**Saved entries**
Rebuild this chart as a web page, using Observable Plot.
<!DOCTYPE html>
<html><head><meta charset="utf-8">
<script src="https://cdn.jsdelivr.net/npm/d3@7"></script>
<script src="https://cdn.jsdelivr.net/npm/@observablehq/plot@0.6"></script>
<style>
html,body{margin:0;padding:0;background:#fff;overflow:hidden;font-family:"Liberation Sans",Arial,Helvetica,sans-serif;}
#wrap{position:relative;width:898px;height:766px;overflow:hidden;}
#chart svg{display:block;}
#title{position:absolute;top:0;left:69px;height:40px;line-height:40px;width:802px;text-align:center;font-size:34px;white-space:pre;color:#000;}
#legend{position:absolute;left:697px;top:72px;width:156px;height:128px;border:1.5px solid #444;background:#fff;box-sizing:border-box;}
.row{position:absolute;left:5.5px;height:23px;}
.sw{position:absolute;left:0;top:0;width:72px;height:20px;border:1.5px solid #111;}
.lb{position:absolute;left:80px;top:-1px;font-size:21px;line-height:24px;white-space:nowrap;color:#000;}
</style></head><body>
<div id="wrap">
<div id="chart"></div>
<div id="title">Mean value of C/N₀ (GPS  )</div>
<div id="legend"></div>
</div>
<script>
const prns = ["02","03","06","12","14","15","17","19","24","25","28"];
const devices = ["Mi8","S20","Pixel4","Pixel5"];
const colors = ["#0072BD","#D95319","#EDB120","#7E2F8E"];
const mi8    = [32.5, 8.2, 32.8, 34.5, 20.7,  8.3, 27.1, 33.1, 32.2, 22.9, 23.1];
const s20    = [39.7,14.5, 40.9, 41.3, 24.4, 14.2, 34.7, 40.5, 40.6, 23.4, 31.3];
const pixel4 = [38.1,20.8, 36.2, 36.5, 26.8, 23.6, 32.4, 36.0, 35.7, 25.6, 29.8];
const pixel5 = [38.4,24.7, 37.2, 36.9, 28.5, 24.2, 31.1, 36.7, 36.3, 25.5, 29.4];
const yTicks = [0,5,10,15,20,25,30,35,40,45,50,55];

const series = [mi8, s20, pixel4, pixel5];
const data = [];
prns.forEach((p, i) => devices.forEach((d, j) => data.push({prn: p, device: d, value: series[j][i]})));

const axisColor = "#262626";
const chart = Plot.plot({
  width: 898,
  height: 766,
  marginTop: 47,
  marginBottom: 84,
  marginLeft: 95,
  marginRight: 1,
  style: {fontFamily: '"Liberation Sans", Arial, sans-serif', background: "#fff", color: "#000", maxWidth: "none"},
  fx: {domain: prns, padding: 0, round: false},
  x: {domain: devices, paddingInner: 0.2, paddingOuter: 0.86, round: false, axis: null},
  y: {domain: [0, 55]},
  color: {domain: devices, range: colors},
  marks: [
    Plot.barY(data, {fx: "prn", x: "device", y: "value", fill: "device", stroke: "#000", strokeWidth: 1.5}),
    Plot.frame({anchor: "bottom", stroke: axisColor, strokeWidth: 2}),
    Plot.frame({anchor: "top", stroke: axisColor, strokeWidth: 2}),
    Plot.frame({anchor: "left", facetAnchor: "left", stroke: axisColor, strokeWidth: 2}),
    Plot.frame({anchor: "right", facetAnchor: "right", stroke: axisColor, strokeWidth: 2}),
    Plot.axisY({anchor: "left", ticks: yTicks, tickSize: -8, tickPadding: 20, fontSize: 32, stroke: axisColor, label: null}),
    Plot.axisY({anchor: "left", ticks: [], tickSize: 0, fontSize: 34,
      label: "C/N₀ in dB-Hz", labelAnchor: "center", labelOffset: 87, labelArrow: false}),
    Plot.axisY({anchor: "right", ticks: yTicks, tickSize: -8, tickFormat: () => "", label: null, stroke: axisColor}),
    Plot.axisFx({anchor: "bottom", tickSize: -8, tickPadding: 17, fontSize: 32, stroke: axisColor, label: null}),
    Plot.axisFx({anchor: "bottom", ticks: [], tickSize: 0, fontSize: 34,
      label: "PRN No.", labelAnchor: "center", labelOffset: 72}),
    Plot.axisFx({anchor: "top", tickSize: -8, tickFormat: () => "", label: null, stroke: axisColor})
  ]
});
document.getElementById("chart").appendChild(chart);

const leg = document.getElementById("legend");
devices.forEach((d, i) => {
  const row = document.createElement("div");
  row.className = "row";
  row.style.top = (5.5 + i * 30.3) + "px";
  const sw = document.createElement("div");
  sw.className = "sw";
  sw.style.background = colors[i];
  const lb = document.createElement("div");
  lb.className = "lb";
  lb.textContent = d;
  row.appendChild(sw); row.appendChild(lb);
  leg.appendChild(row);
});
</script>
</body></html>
--
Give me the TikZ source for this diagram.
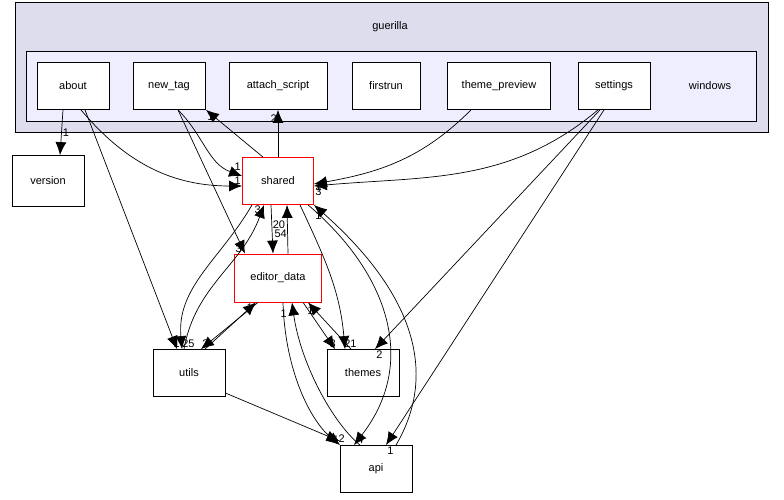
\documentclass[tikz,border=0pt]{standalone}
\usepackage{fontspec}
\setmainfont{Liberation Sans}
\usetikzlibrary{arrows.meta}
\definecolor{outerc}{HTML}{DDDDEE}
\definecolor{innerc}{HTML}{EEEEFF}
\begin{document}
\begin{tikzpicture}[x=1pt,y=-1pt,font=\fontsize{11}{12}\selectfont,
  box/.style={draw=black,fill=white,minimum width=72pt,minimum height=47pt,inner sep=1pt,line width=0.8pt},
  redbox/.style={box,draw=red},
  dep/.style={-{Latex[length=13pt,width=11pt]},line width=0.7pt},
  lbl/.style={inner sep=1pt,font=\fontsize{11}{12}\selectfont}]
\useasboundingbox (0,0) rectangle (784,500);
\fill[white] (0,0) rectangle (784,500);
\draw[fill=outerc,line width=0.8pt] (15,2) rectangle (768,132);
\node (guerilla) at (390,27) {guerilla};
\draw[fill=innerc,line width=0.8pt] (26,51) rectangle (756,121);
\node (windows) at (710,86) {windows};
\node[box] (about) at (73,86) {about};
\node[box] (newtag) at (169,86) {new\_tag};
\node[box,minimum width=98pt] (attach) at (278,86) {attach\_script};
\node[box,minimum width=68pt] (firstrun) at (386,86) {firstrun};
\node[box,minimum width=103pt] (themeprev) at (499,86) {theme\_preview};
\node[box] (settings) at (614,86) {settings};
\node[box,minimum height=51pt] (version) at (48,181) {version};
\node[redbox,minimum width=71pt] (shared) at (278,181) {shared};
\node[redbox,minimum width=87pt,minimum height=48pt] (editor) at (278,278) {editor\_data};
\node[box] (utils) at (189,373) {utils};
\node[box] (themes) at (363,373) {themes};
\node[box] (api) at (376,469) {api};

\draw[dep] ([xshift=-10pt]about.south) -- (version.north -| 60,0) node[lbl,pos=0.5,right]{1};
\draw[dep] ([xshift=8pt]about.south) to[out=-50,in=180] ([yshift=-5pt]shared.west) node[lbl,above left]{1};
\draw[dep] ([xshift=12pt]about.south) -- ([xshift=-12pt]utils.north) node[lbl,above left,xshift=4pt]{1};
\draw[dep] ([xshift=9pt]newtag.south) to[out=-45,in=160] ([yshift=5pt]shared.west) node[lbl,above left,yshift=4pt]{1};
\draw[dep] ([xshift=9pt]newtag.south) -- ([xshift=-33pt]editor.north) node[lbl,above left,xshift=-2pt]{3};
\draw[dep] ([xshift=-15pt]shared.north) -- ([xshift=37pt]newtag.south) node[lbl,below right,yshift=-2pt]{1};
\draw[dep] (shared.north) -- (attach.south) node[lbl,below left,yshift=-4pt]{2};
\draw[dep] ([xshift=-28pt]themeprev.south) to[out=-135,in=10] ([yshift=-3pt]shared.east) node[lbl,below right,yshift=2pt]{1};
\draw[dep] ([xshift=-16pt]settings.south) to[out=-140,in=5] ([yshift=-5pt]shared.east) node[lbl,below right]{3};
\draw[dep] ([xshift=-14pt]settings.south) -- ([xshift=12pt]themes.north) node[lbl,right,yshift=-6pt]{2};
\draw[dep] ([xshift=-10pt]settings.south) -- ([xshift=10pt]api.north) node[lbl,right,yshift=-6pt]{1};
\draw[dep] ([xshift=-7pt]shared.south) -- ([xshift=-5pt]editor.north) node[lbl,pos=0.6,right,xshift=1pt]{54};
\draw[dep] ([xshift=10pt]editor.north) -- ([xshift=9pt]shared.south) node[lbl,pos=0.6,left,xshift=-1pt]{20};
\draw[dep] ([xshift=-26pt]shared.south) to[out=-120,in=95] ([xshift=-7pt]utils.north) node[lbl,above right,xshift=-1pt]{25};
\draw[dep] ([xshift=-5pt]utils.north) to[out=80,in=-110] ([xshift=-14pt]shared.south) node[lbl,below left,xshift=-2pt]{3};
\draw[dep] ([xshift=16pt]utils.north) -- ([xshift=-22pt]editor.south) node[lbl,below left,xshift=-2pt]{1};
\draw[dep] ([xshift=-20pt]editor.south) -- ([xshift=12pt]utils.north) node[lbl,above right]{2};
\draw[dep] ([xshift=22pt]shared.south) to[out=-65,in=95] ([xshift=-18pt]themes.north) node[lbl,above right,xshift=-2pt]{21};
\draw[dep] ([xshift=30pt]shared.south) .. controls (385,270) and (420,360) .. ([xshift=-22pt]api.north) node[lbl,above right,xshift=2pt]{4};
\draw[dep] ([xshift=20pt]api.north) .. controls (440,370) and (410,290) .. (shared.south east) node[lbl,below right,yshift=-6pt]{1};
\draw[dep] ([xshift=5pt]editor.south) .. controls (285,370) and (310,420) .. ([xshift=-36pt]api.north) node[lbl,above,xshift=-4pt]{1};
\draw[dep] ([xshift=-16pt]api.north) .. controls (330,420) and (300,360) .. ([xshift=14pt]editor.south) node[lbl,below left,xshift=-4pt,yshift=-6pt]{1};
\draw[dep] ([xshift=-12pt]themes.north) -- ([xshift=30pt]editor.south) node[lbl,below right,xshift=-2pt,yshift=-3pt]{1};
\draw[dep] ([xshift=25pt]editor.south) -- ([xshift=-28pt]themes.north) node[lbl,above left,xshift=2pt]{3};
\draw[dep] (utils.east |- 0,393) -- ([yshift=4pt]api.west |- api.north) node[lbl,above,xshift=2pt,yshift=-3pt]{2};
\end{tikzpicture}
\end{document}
---
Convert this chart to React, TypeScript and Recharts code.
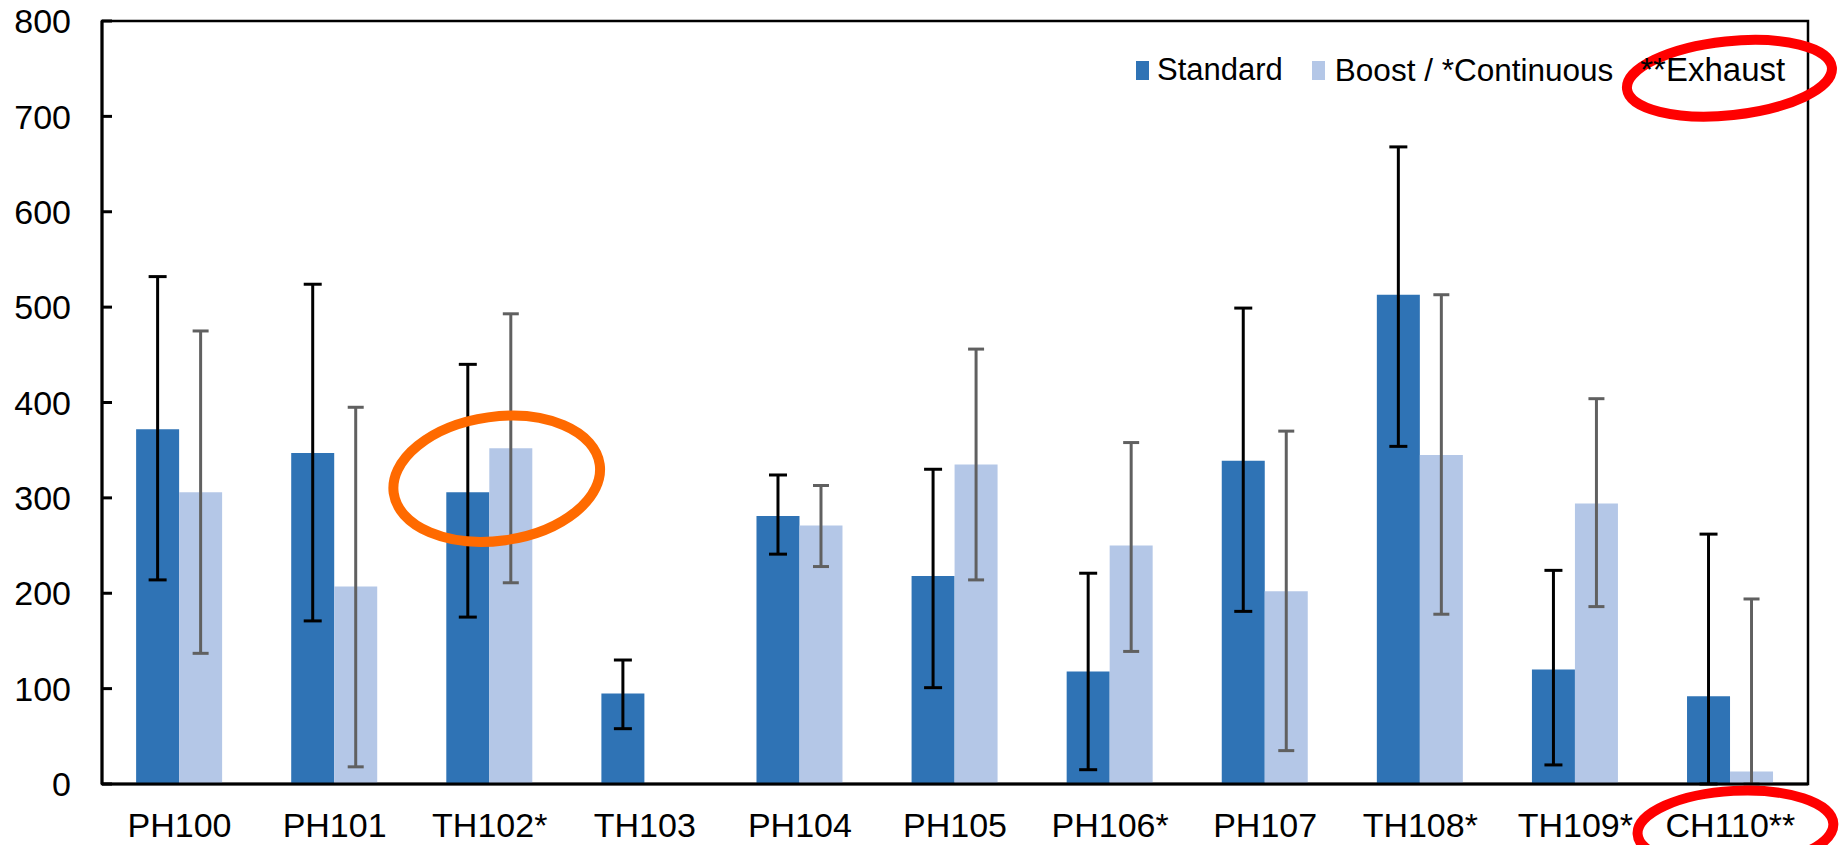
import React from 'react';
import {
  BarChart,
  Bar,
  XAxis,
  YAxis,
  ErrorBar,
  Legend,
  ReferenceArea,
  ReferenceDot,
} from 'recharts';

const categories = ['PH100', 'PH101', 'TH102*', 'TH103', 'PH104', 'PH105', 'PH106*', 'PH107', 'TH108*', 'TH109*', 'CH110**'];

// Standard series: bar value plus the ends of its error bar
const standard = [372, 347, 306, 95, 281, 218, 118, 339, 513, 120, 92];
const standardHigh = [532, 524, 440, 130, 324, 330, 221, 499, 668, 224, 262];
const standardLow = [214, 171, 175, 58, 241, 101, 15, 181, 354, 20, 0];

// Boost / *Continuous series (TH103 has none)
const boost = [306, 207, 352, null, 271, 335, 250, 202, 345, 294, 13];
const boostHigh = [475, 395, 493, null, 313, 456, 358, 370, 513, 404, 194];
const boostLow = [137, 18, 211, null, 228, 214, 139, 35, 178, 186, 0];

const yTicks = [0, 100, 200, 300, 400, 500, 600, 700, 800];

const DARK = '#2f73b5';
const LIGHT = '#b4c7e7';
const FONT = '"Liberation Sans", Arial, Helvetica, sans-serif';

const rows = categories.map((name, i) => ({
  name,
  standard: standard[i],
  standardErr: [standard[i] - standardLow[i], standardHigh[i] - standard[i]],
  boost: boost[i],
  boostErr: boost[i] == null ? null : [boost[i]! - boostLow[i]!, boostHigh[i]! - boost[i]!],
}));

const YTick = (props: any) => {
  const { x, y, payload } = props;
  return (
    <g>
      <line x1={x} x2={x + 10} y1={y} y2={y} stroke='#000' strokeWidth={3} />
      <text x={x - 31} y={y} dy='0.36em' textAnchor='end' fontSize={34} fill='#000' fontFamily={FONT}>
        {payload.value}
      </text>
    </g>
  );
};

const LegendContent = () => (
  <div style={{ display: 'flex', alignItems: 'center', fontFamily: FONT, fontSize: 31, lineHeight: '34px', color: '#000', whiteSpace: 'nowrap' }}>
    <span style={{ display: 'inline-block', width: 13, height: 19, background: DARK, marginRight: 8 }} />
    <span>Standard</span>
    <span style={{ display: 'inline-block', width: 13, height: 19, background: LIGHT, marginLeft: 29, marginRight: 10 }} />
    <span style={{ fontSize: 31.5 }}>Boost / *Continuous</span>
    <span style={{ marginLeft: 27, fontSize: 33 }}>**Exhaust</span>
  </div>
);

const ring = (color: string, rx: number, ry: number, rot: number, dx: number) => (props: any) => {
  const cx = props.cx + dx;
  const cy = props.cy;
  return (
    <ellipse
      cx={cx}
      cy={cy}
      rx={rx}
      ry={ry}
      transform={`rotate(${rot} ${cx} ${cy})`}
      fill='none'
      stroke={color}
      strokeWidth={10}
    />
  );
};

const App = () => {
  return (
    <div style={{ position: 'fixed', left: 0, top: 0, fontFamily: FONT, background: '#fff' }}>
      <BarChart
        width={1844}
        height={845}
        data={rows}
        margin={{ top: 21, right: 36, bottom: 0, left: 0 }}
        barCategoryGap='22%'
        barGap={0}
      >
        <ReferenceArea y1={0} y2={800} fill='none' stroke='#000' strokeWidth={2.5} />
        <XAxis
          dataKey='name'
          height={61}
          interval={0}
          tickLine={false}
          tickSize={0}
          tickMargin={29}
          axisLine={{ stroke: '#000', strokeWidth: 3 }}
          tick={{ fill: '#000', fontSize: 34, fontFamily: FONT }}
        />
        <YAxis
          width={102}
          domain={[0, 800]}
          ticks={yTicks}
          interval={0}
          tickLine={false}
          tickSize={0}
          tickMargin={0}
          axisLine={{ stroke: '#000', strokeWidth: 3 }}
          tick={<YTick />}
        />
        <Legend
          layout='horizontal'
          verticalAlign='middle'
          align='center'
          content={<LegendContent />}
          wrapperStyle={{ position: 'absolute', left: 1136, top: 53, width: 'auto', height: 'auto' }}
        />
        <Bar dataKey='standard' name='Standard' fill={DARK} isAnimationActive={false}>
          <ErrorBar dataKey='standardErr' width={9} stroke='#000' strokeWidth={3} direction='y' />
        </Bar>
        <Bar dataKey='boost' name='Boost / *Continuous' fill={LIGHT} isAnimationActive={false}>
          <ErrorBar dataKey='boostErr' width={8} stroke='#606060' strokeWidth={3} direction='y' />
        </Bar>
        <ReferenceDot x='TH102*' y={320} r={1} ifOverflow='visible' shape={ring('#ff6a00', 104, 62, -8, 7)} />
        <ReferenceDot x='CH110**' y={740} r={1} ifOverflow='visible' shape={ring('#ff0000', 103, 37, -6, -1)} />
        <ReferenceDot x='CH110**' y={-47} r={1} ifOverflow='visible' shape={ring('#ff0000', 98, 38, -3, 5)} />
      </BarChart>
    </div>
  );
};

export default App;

**Exercise task**
Find all lines holding the string "React" and copy them.

**Response below**
Convert this chart to React, TypeScript and Recharts code.
import React from 'react';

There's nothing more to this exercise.